The Wheelabrator incinerator in Baltimore burns the majority of the city's garbage and is its single largest source of industrial air pollution. The plant, whose smokestack rises above I-95 near the Baltimore sports stadiums, also burns trash from Anne Arundel and Howard counties.
The Maryland Department of the Environment (MDE) adopted regulatory changes on December 6, 2018, that will cut Wheelabrator emissions by approximately 200 tons a year, or roughly by one fifth. The Chesapeake Bay Foundation (CBF) joined other environmental groups and community groups in pushing for the reduction. CBF and its partners, as well as many Baltimore residents, took part in a public hearing on the proposed regulation on September 18, 2018. After extensive study of the plant, CBF applauds MDE for requiring more stringent emission limits for the short term, but believes Wheelabrator can do even better.
In 2016, the plant produced about 1,100 tons of nitrogen oxides (NOx). This compound is harmful to both people and the Chesapeake Bay. It contributes to soot and smog that irritate the respiratory system. A study commissioned by CBF concluded that living near the incinerator in Baltimore is similar to living with a smoker. Fine particles from the smokestack's emissions also fall beyond the city, causing an estimated $55 million annually in health problems.
When it falls into the waters of the Bay, or is washed there in storms, NOx and other forms of nitrogen trigger a chain reaction of algae growth, oxygen depletion, fish kills, and other tragic results. About one-third of the nitrogen entering the Bay comes from airborne pollution, mostly in the form of nitrogen oxides (NOx). NOx comes from the combustion of fossil fuels, primarily from power plants and vehicles.

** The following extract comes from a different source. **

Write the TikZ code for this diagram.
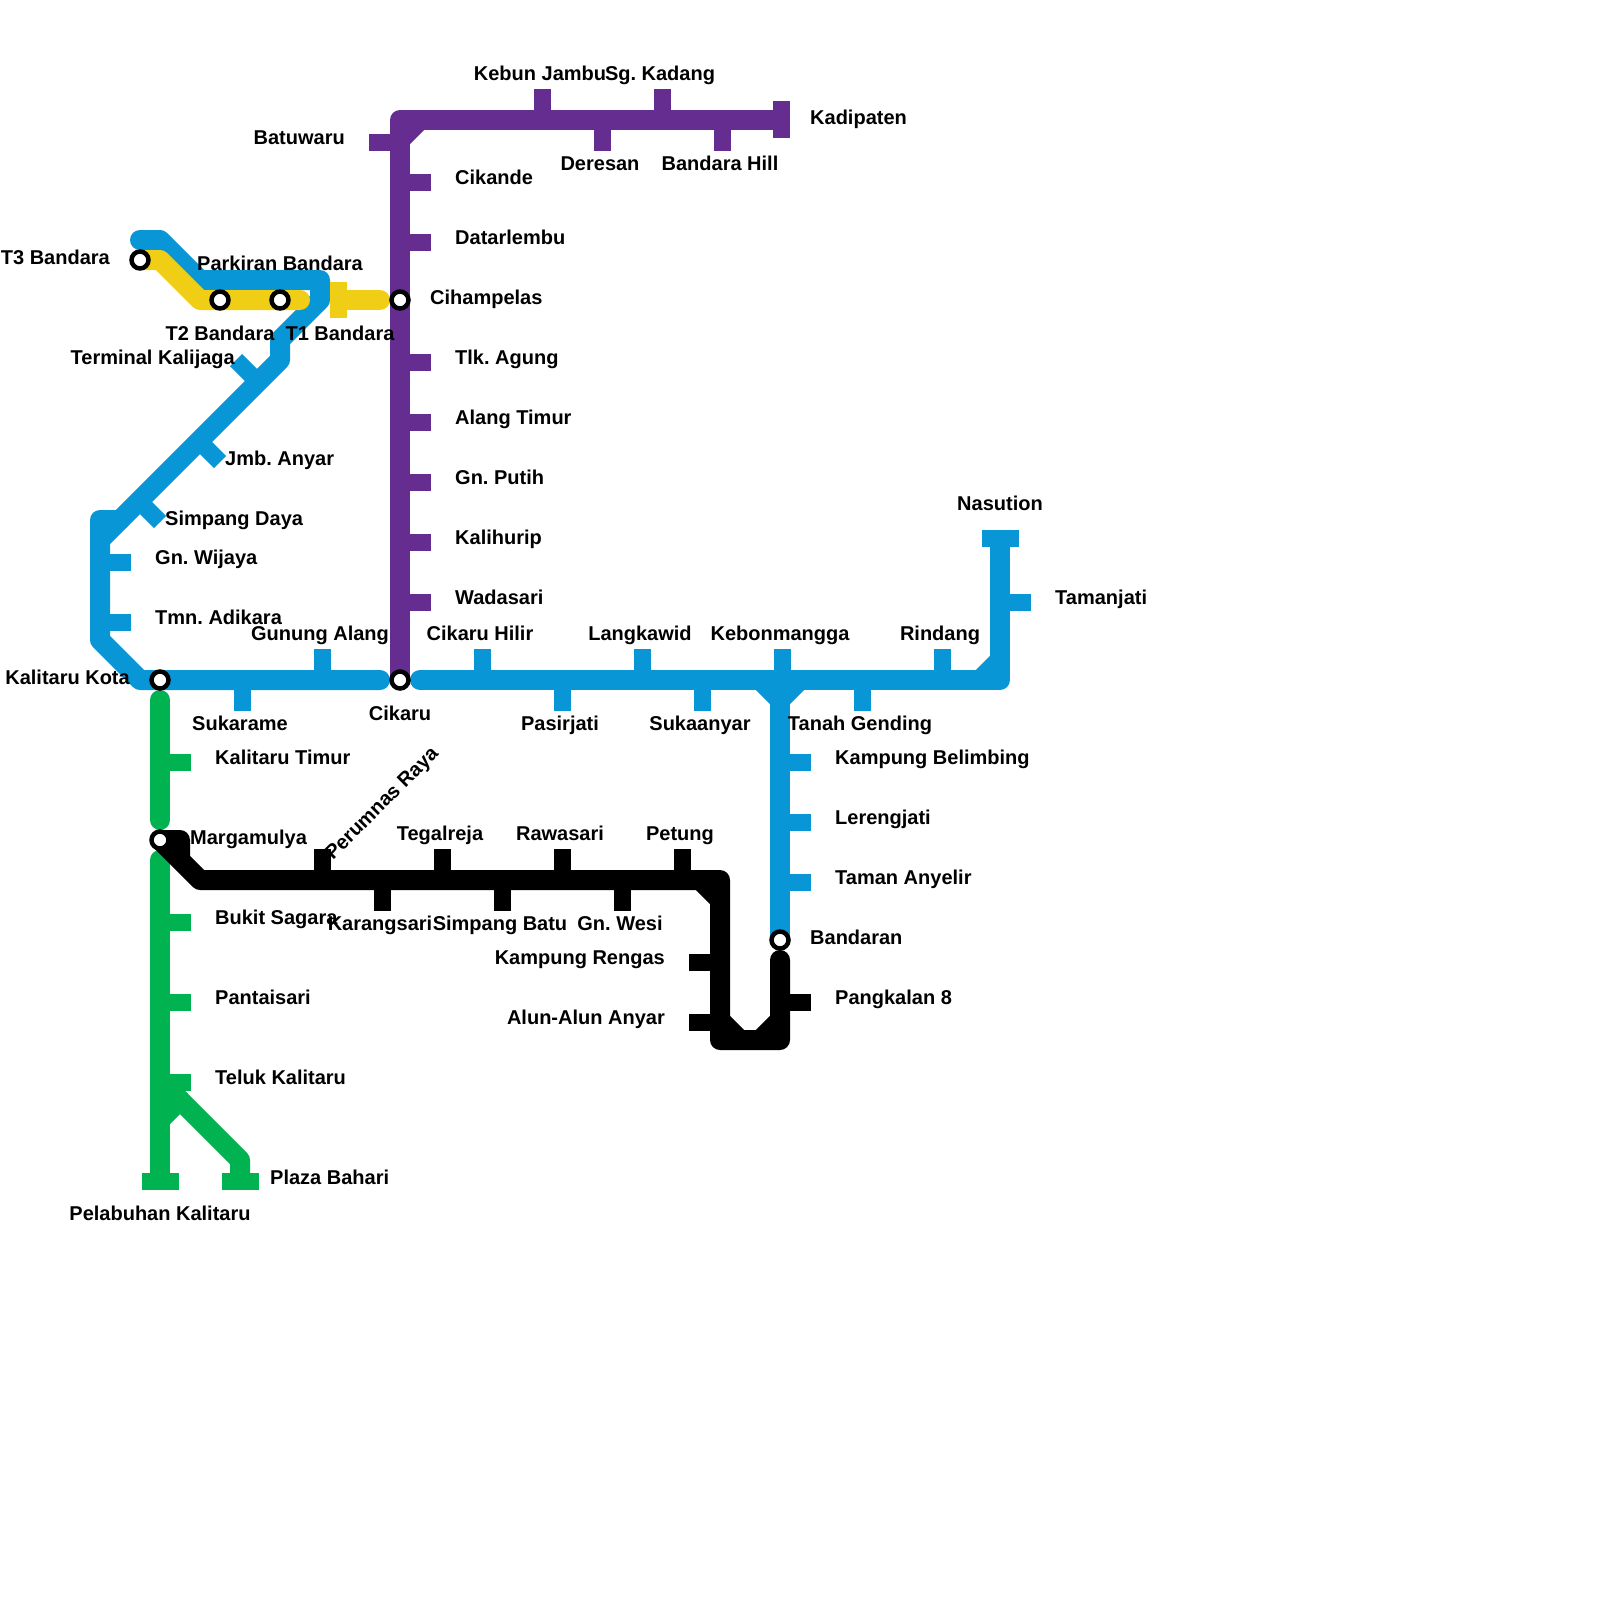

It is estimated that Wheelabrator NOx emissions lead to the deposition of about 47 tons of nitrogen per year to the land and waters of the Chesapeake Bay watershed under the prior, less rigorous emission limits.
Wheelabrator was the fifth-largest emitter of nitrogen oxides in Maryland in 2016, and is only one of several sources of NOx pollution in the state. The largest source of NOx in Maryland in 2016 was the Lehigh Cement plant in Carroll County (2,700 tons). Unlike Wheelabrator, the emissions rules for other facilities currently are not up for renewal by MDE. Until the end of 2018, the standards affecting Wheelabrator, referred to as NOx RACT (for Reasonably Available Control Technology Limits for Nitrogen Oxides Emissions from Large Municipal Waste Combusters), hadn't been revised in over 20 years.
CBF has pushed for cleaner emissions at Wheelabrator as part of our broader initiative to ensure that air pollution is reduced sufficiently to meet the regional plan to clean up the Chesapeake Bay. See CBF's formal comments to MDE, plus the reports of CBF experts, below .
The new regulation requires the reduction of NOx emissions at Wheelabrator to 145-150 parts per million for a 24-hour average and went into effect May 2020.
But additional investment in existing technology at the plant could result in even greater reductions. Large municipal waste combustors elsewhere have demonstrated it can be done. CBF has urged that as part of a longer-term feasibility study on emissions reductions at the incinerator, MDE consider human health and environmental impacts to guide future limits. We also pushed for stricter limits as soon as possible. We are pleased that, in addition to the interim reduction in NOx emissions, MDE required Wheelabrator to undertake such a feasibility study of methods and technologies for additional control of NOx emissions from the facility.
Wheelabrator submitted a draft plan to the department describing its options for implementing additional NOx emissions reductions.
Baltimore's contract with Wheelabrator expires after December 2021. The City's new "Less Waste, Better Baltimore" plan, currently in development, will develop a long-term vision for waste reduction, including the future of Wheelabrator.